Oklahoma’s incomplete data has been scrutinized by national media over the past week, but not for being incomplete. Instead, Vox’s presentation of available data simply shows Oklahoma with one of the lowest per-capita testing rates in the country. Likewise, Politico published an article this morning warning that states like Oklahoma with low testing rates contain “emerging hotspots.”
But the true rate of Oklahoma’s COVID-19 testing is unknown without considering the number of negative tests completed by private laboratories. Questions asking Stitt, the secretaries and the Department of Health to estimate the number of negative tests processed by private laboratories have gone unanswered, but the breakdown of positive results offers some perspective.
Of 719 positive Oklahoma cases, 150 have been confirmed by the State Department of Health’s lab while 569 have been confirmed by DLO or “other” laboratories. That means nearly 80 percent of Oklahoma’s positive COVID-19 results so far have come from labs other than the State Public Health Laboratory.
Just under 11 percent of the tests completed by the State Public Health Laboratory have come back positive. If other labs were also seeing an 11 percent positive rate, that would mean they have completed about 4,604 negative tests.
But until the State Department of Health actually obtains and reports that information from other laboratories, those figures offer only crude estimates and are not being factored into national or state-by-state comparative data.
“As we’ve talked a lot about modeling and the data, the tests are the data that help us see into the future,” Shrum said. “So testing more people is important (as is) understanding whether that’s positive or negative.”
‘We are not testing enough people’
Oklahoma’s lack of true numbers has fueled public frustration, and members of the state House of Representatives have also become critics of the testing situation.
“We are not testing enough people. There is no reason for our death rate to be so high as compared to other states and even most nations at this stage of the pandemic. That tells me there are not enough people being tested,” Echols wrote. “This is a situation that must be rectified. I do know that many in the state are working extremely hard to get this situation fixed. Additionally, I have been trying to help two private labs get the federal and state approval they need to start testing more [Oklahomans]. Testing helps us make decisions based upon accurate information. The current situation is simply not acceptable.”
Stitt seemed to agree Wednesday afternoon, calling for a ramp-up of COVID-19 testing two weeks after he and health officials reined in testing guidelines amid an international reagent shortage. Preceded by a shortage of testing kits, the reagent issue has also affected private laboratories, at which “testing backlogs have ballooned” across the country, according to The Atlantic.
Stitt said he hopes to release data modeling on COVID-19 in Oklahoma by the end of this week.

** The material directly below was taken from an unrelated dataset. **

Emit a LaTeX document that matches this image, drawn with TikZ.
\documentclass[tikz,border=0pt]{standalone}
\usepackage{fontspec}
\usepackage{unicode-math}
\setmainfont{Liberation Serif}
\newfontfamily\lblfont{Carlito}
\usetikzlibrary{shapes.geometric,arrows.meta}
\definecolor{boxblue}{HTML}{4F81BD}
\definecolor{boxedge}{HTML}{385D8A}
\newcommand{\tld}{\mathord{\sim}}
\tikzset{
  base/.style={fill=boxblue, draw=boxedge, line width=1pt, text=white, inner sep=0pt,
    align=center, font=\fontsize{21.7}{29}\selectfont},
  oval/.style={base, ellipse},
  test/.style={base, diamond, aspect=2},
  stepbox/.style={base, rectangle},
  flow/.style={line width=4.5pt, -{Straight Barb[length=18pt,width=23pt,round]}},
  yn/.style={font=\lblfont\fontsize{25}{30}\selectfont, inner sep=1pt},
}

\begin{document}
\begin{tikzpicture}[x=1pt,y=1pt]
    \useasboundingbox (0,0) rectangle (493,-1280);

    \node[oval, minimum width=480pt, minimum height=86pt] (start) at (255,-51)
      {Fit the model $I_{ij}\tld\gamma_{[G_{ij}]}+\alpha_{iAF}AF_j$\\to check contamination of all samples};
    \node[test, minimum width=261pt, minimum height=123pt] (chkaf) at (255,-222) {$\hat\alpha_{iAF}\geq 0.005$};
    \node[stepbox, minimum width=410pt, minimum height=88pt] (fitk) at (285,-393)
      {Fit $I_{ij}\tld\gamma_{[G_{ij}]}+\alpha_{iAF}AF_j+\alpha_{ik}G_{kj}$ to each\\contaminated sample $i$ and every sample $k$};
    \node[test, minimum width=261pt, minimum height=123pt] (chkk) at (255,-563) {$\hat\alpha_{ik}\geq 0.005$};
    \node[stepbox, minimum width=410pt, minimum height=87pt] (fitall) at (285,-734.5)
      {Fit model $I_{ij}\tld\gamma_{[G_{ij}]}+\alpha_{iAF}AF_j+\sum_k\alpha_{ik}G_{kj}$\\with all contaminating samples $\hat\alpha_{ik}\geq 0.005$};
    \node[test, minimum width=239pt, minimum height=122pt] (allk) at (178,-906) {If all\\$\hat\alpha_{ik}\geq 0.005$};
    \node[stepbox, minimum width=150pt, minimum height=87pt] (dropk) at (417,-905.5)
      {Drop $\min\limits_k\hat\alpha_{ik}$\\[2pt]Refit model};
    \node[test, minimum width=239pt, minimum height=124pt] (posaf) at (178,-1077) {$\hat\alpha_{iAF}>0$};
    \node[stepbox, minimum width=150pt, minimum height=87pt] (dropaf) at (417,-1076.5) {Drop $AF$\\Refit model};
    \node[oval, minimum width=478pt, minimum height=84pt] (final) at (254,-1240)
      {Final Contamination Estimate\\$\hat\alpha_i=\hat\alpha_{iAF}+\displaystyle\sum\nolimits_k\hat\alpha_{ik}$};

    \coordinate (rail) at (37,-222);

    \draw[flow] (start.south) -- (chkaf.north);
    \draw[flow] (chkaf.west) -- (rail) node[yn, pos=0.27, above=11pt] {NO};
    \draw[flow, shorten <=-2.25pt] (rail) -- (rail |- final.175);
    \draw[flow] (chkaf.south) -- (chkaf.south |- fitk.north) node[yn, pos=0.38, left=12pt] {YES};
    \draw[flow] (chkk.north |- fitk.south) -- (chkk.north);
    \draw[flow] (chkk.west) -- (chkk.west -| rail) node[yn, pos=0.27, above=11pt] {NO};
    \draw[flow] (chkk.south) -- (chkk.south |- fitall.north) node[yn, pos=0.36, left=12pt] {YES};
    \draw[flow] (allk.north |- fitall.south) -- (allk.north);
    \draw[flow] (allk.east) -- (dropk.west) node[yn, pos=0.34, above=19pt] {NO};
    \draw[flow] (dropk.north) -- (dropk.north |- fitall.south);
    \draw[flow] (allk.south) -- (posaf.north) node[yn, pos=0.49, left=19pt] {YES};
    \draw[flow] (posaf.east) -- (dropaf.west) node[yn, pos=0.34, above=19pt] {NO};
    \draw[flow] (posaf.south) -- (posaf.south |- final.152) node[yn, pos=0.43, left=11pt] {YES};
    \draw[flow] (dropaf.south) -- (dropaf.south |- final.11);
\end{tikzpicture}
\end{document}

“One of the things that will help the modeling as we try to model these peaks is more testing,” Stitt said. “The best way to slow the curve and stop the spread of COVID is more testing and more tracing, as well as continuing to practice social distancing.”
Prior to Stitt’s updated executive order today, only the 48 counties with a diagnosed case of COVID-19 were under limitations or closures of “non-essential” businesses. Now, all 77 counties must have restaurants transition to carryout-only service, and businesses like theaters, barbershops, salons and tattoo parlors must close.
Stitt also said Wednesday that he expects a final report from the U.S. Army Corps of Engineers on options for the creation of emergency COVID-19 hospitals inside arenas or other large structures in the Oklahoma City and Tulsa areas. Additionally, he and Loughridge reiterated a proposal that would identify individual existing hospitals in those metro areas that would be designated for the treatment of COVID-19 patients.
(Update: This article was updated at 5:45 p.m. Wednesday, April 1, to include additional information. It was updated at 4:45 p.m. Saturday, April 4, to correct Loughridge’s title.)